The Fisks said they have known Belson and Bradley for many years, and both are long-time community servants with the best interests of the community in mind.

“I’m doing this to keep the Town Board where it’s at,” Mrs. Fisk said. “I believe in what I’m doing. I believe it’s best for the town.”

They said they have received many honks of support and thumbs up from passing motorists.

The Fisks even chatted with Simon during the day and SOS members. Everything was civil, Mrs.
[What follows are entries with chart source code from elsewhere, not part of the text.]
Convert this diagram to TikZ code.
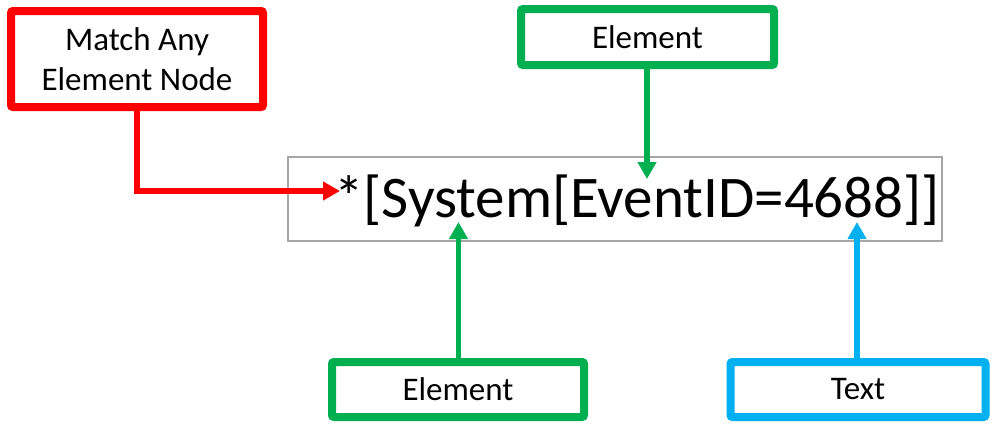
\documentclass[tikz,border=0pt]{standalone}
\usepackage{fontspec}
\setmainfont{Carlito}
\usetikzlibrary{arrows.meta}
\definecolor{xred}{HTML}{FF0000}
\definecolor{xgreen}{HTML}{00B050}
\definecolor{xblue}{HTML}{00B0F0}
\definecolor{xgray}{HTML}{A6A6A6}
\begin{document}
\begin{tikzpicture}[x=1pt,y=-1pt,
  labelbox/.style={draw, line width=8pt, rounded corners=2pt, fill=white, inner sep=0pt,
    align=center, font=\fontsize{33}{40}\selectfont},
  conn/.style={line width=5.5pt, -{Triangle[length=17pt,width=18pt]}}]
\useasboundingbox (0,0) rectangle (998,432);
% main expression box
\node[draw=xgray, line width=1.3pt, minimum width=654pt, minimum height=84pt, inner sep=0pt] (expr) at (615,199) {};
\node[anchor=base west, inner sep=0pt, font=\fontsize{59}{62}\selectfont] (exprtext) at (334,217) {*[System[EventID=4688]]};
% label boxes
\node[labelbox, draw=xred, minimum width=252pt, minimum height=96pt] (any) at (137,59) {Match Any\\Element Node};
\node[labelbox, draw=xgreen, minimum width=253pt, minimum height=56pt] (eltop) at (647.5,37) {Element};
\node[labelbox, draw=xgreen, minimum width=252pt, minimum height=55pt] (elbot) at (458,389.5) {Element};
\node[labelbox, draw=xblue, minimum width=255pt, minimum height=55pt] (txt) at (858,389.5) {Text};
% arrow tips
\coordinate (tipany) at (340,191);
\coordinate (tiptop) at (647,179);
\coordinate (tipbot) at (458.5,222);
\coordinate (tiptxt) at (857,222);
% connectors
\draw[conn, draw=xred] (any.south) |- (tipany);
\draw[conn, draw=xgreen] (tiptop |- eltop.south) -- (tiptop);
\draw[conn, draw=xgreen] (tipbot |- elbot.north) -- (tipbot);
\draw[conn, draw=xblue] (tiptxt |- txt.north) -- (tiptxt);
\end{tikzpicture}
\end{document}
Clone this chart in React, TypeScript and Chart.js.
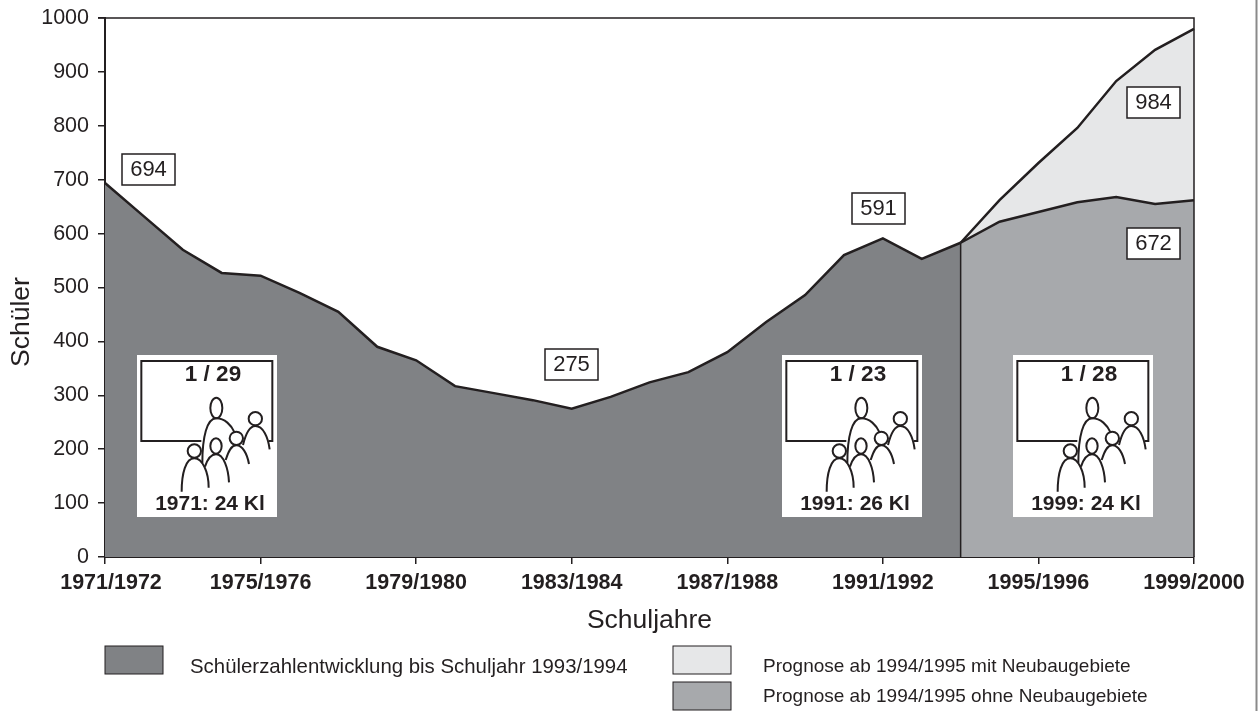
import React, { useEffect, useRef } from "react";
import { Chart, registerables } from "chart.js";

Chart.register(...registerables);

const schoolYears = [
  "1971/1972","1972/1973","1973/1974","1974/1975","1975/1976","1976/1977","1977/1978","1978/1979",
  "1979/1980","1980/1981","1981/1982","1982/1983","1983/1984","1984/1985","1985/1986","1986/1987",
  "1987/1988","1988/1989","1989/1990","1990/1991","1991/1992","1992/1993","1993/1994","1994/1995",
  "1995/1996","1996/1997","1997/1998","1998/1999","1999/2000",
];
const n = null;
const history = [694,632,570,527,522,490,455,390,365,317,304,291,275,297,324,343,380,436,486,560,591,553,583,n,n,n,n,n,n];
const withoutNew = [n,n,n,n,n,n,n,n,n,n,n,n,n,n,n,n,n,n,n,n,n,n,583,622,640,658,668,655,662];
const withNew = [n,n,n,n,n,n,n,n,n,n,n,n,n,n,n,n,n,n,n,n,n,n,583,662,731,796,883,941,980];

const INK = "#231f20";
const DARK = "#808285";
const MID = "#a7a9ac";
const LIGHT = "#e6e7e8";
const FONT = '"Liberation Sans", Arial, sans-serif';

const valueBoxes = [
  { text: "694", x: 122, y: 154 },
  { text: "591", x: 852, y: 193 },
  { text: "275", x: 545, y: 349 },
  { text: "984", x: 1127, y: 87 },
  { text: "672", x: 1127, y: 228 },
];
const pictos = [
  { x: 137, ratio: "1 / 29", caption: "1971: 24 Kl" },
  { x: 782, ratio: "1 / 23", caption: "1991: 26 Kl" },
  { x: 1013, ratio: "1 / 28", caption: "1999: 24 Kl" },
];
const legendItems = [
  { text: "Schülerzahlentwicklung bis Schuljahr 1993/1994", color: DARK, sx: 105, sy: 646, tx: 190, ty: 667, size: 20.4 },
  { text: "Prognose ab 1994/1995 mit Neubaugebiete", color: LIGHT, sx: 673, sy: 646, tx: 763, ty: 667, size: 19 },
  { text: "Prognose ab 1994/1995 ohne Neubaugebiete", color: MID, sx: 673, sy: 682, tx: 763, ty: 697, size: 19 },
];

function drawPicto(ctx: CanvasRenderingContext2D, ox: number, p: { ratio: string; caption: string }) {
  const oy = 355;
  ctx.save();
  ctx.fillStyle = "#ffffff";
  ctx.fillRect(ox, oy, 140, 162);
  ctx.translate(ox - 112 / 3, oy - 45 / 3);
  ctx.scale(1 / 3, 1 / 3);
  ctx.strokeStyle = INK;
  ctx.lineWidth = 6;
  const paths = [
    "M305 303 L125 303 L125 63 L518 63 L518 303 L508 303",
    "M308 370 C308 290 322 235 350 235 C375 235 395 255 405 278",
    "M430 315 C438 282 448 258 467 258 C490 258 505 290 510 328",
    "M378 360 C385 338 393 316 410 316 C428 316 442 340 448 372",
    "M316 380 C322 362 330 343 349 343 C372 343 386 385 388 427",
    "M246 455 C246 400 258 355 284 355 C308 355 327 395 327 443",
  ];
  paths.forEach((d) => ctx.stroke(new Path2D(d)));
  const heads = [
    [350, 204, 18, 31],
    [467, 236, 20, 20],
    [410, 295, 20, 20],
    [349, 318, 17, 23],
    [284, 333, 20, 20],
  ];
  heads.forEach(([cx, cy, rx, ry]) => {
    ctx.beginPath();
    ctx.ellipse(cx, cy, rx, ry, 0, 0, Math.PI * 2);
    ctx.stroke();
  });
  ctx.restore();
  ctx.fillStyle = INK;
  ctx.textAlign = "center";
  ctx.textBaseline = "middle";
  ctx.font = `bold 22.5px ${FONT}`;
  ctx.fillText(p.ratio, ox + 76, oy + 20);
  ctx.font = `bold 21px ${FONT}`;
  ctx.fillText(p.caption, ox + 73, oy + 149);
}

const overlay = {
  id: "overlay",
  beforeDraw(chart: any) {
    const items = chart.scales.x.getLabelItems(chart.chartArea);
    if (items[0] && !chart.$shifted) {
      items[0].options.translation[0] += 6;
      chart.$shifted = true;
    }
  },
  afterDatasetsDraw(chart: any) {
    const { ctx, scales, chartArea } = chart;
    const { x, y } = scales;
    ctx.save();
    // boundary between history and forecast
    ctx.strokeStyle = INK;
    ctx.lineWidth = 1.5;
    ctx.beginPath();
    ctx.moveTo(x.getPixelForValue(22), y.getPixelForValue(history[22]));
    ctx.lineTo(x.getPixelForValue(22), y.getPixelForValue(0));
    ctx.stroke();
    // top and right frame
    ctx.beginPath();
    ctx.moveTo(chartArea.left - 7, chartArea.top);
    ctx.lineTo(chartArea.right, chartArea.top);
    ctx.lineTo(chartArea.right, chartArea.bottom);
    ctx.stroke();
    // page edge
    ctx.strokeStyle = "#8a8a8a";
    ctx.lineWidth = 2;
    ctx.beginPath();
    ctx.moveTo(1256.5, 0);
    ctx.lineTo(1256.5, 711);
    ctx.stroke();

    pictos.forEach((p) => drawPicto(ctx, p.x, p));

    ctx.textAlign = "center";
    ctx.textBaseline = "middle";
    valueBoxes.forEach((b) => {
      ctx.fillStyle = "#ffffff";
      ctx.fillRect(b.x, b.y, 53, 31);
      ctx.strokeStyle = INK;
      ctx.lineWidth = 1.5;
      ctx.strokeRect(b.x, b.y, 53, 31);
      ctx.fillStyle = INK;
      ctx.font = `22px ${FONT}`;
      ctx.fillText(b.text, b.x + 26.5, b.y + 16);
    });

    // y-axis title
    ctx.save();
    ctx.translate(22, 322);
    ctx.rotate(-Math.PI / 2);
    ctx.fillStyle = INK;
    ctx.font = `26.5px ${FONT}`;
    ctx.fillText("Schüler", 0, 0);
    ctx.restore();

    // legend
    legendItems.forEach((l) => {
      ctx.fillStyle = l.color;
      ctx.fillRect(l.sx, l.sy, 58, 28);
      ctx.strokeStyle = INK;
      ctx.lineWidth = 1;
      ctx.strokeRect(l.sx, l.sy, 58, 28);
      ctx.fillStyle = INK;
      ctx.font = `${l.size}px ${FONT}`;
      ctx.textAlign = "left";
      ctx.fillText(l.text, l.tx, l.ty);
    });
    ctx.restore();
  },
};

export default function App() {
  const ref = useRef<HTMLCanvasElement>(null);
  useEffect(() => {
    document.body.style.margin = "0";
    const line = { borderColor: INK, borderWidth: 2.5, pointRadius: 0, tension: 0, fill: "origin" };
    const chart = new Chart(ref.current!, {
      type: "line",
      data: {
        labels: schoolYears,
        datasets: [
          { label: "Schülerzahlentwicklung bis Schuljahr 1993/1994", data: history, backgroundColor: DARK, ...line },
          { label: "Prognose ab 1994/1995 ohne Neubaugebiete", data: withoutNew, backgroundColor: MID, ...line },
          { label: "Prognose ab 1994/1995 mit Neubaugebiete", data: withNew, backgroundColor: LIGHT, ...line },
        ],
      },
      options: {
        responsive: false,
        animation: false,
        layout: { padding: { top: 18, right: 64, left: 0, bottom: 0 } },
        plugins: { legend: { display: false }, tooltip: { enabled: false } },
        scales: {
          x: {
            type: "category",
            afterBuildTicks: (s: any) => {
              s.ticks = s.ticks.filter((t: any) => t.value % 4 === 0);
            },
            afterFit: (s: any) => {
              s.height = 154;
            },
            grid: { drawOnChartArea: false, color: INK, tickLength: 7, lineWidth: 1.5 },
            border: { color: INK, width: 2 },
            ticks: {
              autoSkip: false,
              maxRotation: 0,
              padding: 6,
              color: INK,
              font: { family: FONT, size: 21.5, weight: "bold" },
            },
            title: {
              display: true,
              text: "Schuljahre",
              color: INK,
              font: { family: FONT, size: 26.5, lineHeight: 1 },
              padding: { top: 0, bottom: 77 },
            },
          },
          y: {
            min: 0,
            max: 1000,
            afterFit: (s: any) => {
              s.width = 105;
              s.paddingTop = 0;
              s.paddingBottom = 0;
            },
            grid: { drawOnChartArea: false, color: INK, tickLength: 7, lineWidth: 1.5 },
            border: { color: INK, width: 2 },
            ticks: {
              stepSize: 100,
              padding: 9,
              color: INK,
              font: { family: FONT, size: 21.5 },
              callback: (v: any) => String(v),
            },
          },
        },
      },
      plugins: [overlay],
    } as any);
    return () => chart.destroy();
  }, []);
  return <canvas ref={ref} width={1258} height={711} style={{ display: "block" }} />;
}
Fisk said.

“We’re not at each others’ throats,” she said. “The bottom line is everyone has their own opinion and they’re entitled to it.”

Glenn Maid (left), a candidate for Town Board, is pictured with Anne Smith, treasurer of Save Ontario Shores, and Paul Lauricella, a candidate for County Legislature.

Some Save Ontario Shores members were on the north side of the Town Hall, near the library looking to speak with residents before they voted.

“We want to elect our candidates,” said Smith, who has been out since 9 a.m., hoping to chat with voters.

“We’ve had a lot of thumbs up from people and horns beeping,” she said.

Lauricella has been an active government watchdog in recent years. He often speaks about voter apathy. But he was smiling about the busy election polls today in Yates.

“I don’t think I’ve ever seen this much traffic on Election Day,” Lauricella said. “It’s the revolution of Lyndonville. Isn’t it wonderful?”